Because of pervasive social stigma, many people in South Carolina tend to put off filing for bankruptcy at all costs. However, putting off dealing with insurmountable debt only exacerbates the problem. Bankruptcy can be an incredibly useful tool for people who have no way of digging themselves out of debt alone, and many find that Chapter 13 strikes the right medium for handling their debt.
Unlike Chapter 7, which liquidates debt, Chapter 13 bankruptcy is a type of repayment plan. While total liquidation of unsecured debts might sound preferable, Chapter 13 has many benefits, including the ability to stop foreclosures in their tracks. Refiling rules are also less strict with Chapter 13. It’s possible after four years, whereas Chapter 7 requires eight years from a past bankruptcy. However, these time limits do not apply if a person’s bankruptcy was dismissed without any discharge of debt.
Chapter 13 consolidates a person’s debt into a regular payment based on his or her income. Payment plans, which must be proposed by the filer and approved by the court, generally last between three and five years, with the latter being the norm for most people. Upon completion of the payment plan, remaining unsecured debt is successfully discharged, giving that individual a fresh financial start for the future. Timely payment is important for this type of bankruptcy, though, as failure to do so can lead to a dismissal, which will not result in any debts being discharged.
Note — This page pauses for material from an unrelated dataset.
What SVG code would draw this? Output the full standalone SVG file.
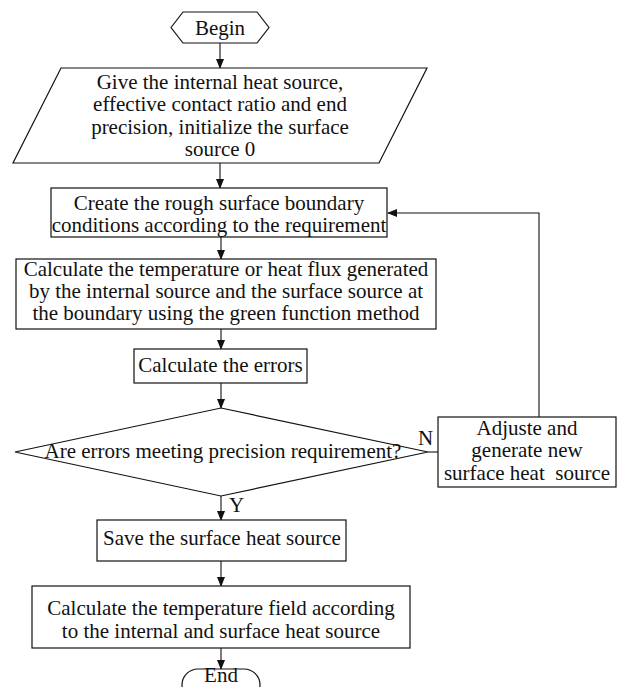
<svg xmlns="http://www.w3.org/2000/svg" width="621" height="687" viewBox="0 0 621 687">
<style>
.s{fill:#fff;stroke:#111;stroke-width:1.2}
.t{font-family:"Liberation Serif","Times New Roman",serif;font-size:21px;fill:#111;text-anchor:middle}
.l{font-family:"Liberation Serif","Times New Roman",serif;font-size:21px;fill:#111}
.c{fill:none;stroke:#111;stroke-width:1.1}
</style>
<defs>
<marker id="a" markerWidth="10" markerHeight="8" refX="9" refY="4" orient="auto" markerUnits="userSpaceOnUse">
<path d="M0,0 L10,4 L0,8 Z" fill="#111"/>
</marker>
</defs>
<rect width="621" height="687" fill="#fff"/>
<g id="connectors">
<line class="c" x1="220" y1="43" x2="220" y2="68" marker-end="url(#a)"/>
<line class="c" x1="220" y1="163" x2="220" y2="188" marker-end="url(#a)"/>
<line class="c" x1="221" y1="237" x2="221" y2="259" marker-end="url(#a)"/>
<line class="c" x1="221" y1="329" x2="221" y2="349" marker-end="url(#a)"/>
<line class="c" x1="221" y1="383" x2="221" y2="408" marker-end="url(#a)"/>
<line class="c" x1="221" y1="496" x2="221" y2="520" marker-end="url(#a)"/>
<line class="c" x1="221" y1="561" x2="221" y2="586" marker-end="url(#a)"/>
<line class="c" x1="221" y1="648" x2="221" y2="669" marker-end="url(#a)"/>
<line class="c" x1="428" y1="452" x2="438" y2="452"/>
<polyline class="c" points="539,417 539,213 388,213" marker-end="url(#a)"/>
<text class="l" x="418" y="445">N</text>
<text class="l" x="229" y="512">Y</text>
</g>
<g id="begin">
<polygon class="s" points="171,27.5 183,12 257,12 269,27.5 257,43 183,43"/>
<text class="t" x="220" y="35">Begin</text>
</g>
<g id="input">
<polygon class="s" points="61,68 427,68 379,163 13,163"/>
<text class="t" x="220" y="89">Give the internal heat source,</text>
<text class="t" x="220" y="111">effective contact ratio and end</text>
<text class="t" x="220" y="134">precision, initialize the surface</text>
<text class="t" x="220" y="156">source 0</text>
</g>
<g id="create">
<rect class="s" x="51" y="188" width="336" height="49"/>
<text class="t" x="219" y="210">Create the rough surface boundary</text>
<text class="t" x="219" y="232">conditions according to the requirement</text>
</g>
<g id="calcflux">
<rect class="s" x="16" y="259" width="420" height="70"/>
<text class="t" x="226" y="276">Calculate the temperature or heat flux generated</text>
<text class="t" x="226" y="298">by the internal source and the surface source at</text>
<text class="t" x="226" y="320">the boundary using the green function method</text>
</g>
<g id="errors">
<rect class="s" x="134" y="349" width="173" height="34"/>
<text class="t" x="220.5" y="372">Calculate the errors</text>
</g>
<g id="decision">
<polygon class="s" points="221,408 428,452 221,496 15,452"/>
<text class="t" x="223" y="458">Are errors meeting precision requirement?</text>
</g>
<g id="adjust">
<rect class="s" x="438" y="417" width="178" height="70"/>
<text class="t" x="527" y="435">Adjuste and</text>
<text class="t" x="527" y="457">generate new</text>
<text class="t" x="527" y="480" xml:space="preserve">surface heat  source</text>
</g>
<g id="save">
<rect class="s" x="97" y="520" width="249" height="41"/>
<text class="t" x="222" y="545">Save the surface heat source</text>
</g>
<g id="calcfield">
<rect class="s" x="32" y="586" width="378" height="62"/>
<text class="t" x="221" y="615">Calculate the temperature field according</text>
<text class="t" x="221" y="638">to the internal and surface heat source</text>
</g>
<g id="end">
<rect class="s" x="182" y="669" width="78" height="32" rx="16"/>
<text class="t" x="221" y="682" font-size="19">End</text>
</g>
</svg>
Virtually no one intends to become buried in personal debt, but life happens — someone might become ill, lose a job or face any number of unexpected financial disasters. Chapter 13 bankruptcy can be an effective way to handle devastating amounts of debt, put an end to harassing creditors and even stop foreclosure. More importantly, successful bankruptcies give individuals in South Carolina a fresh financial start.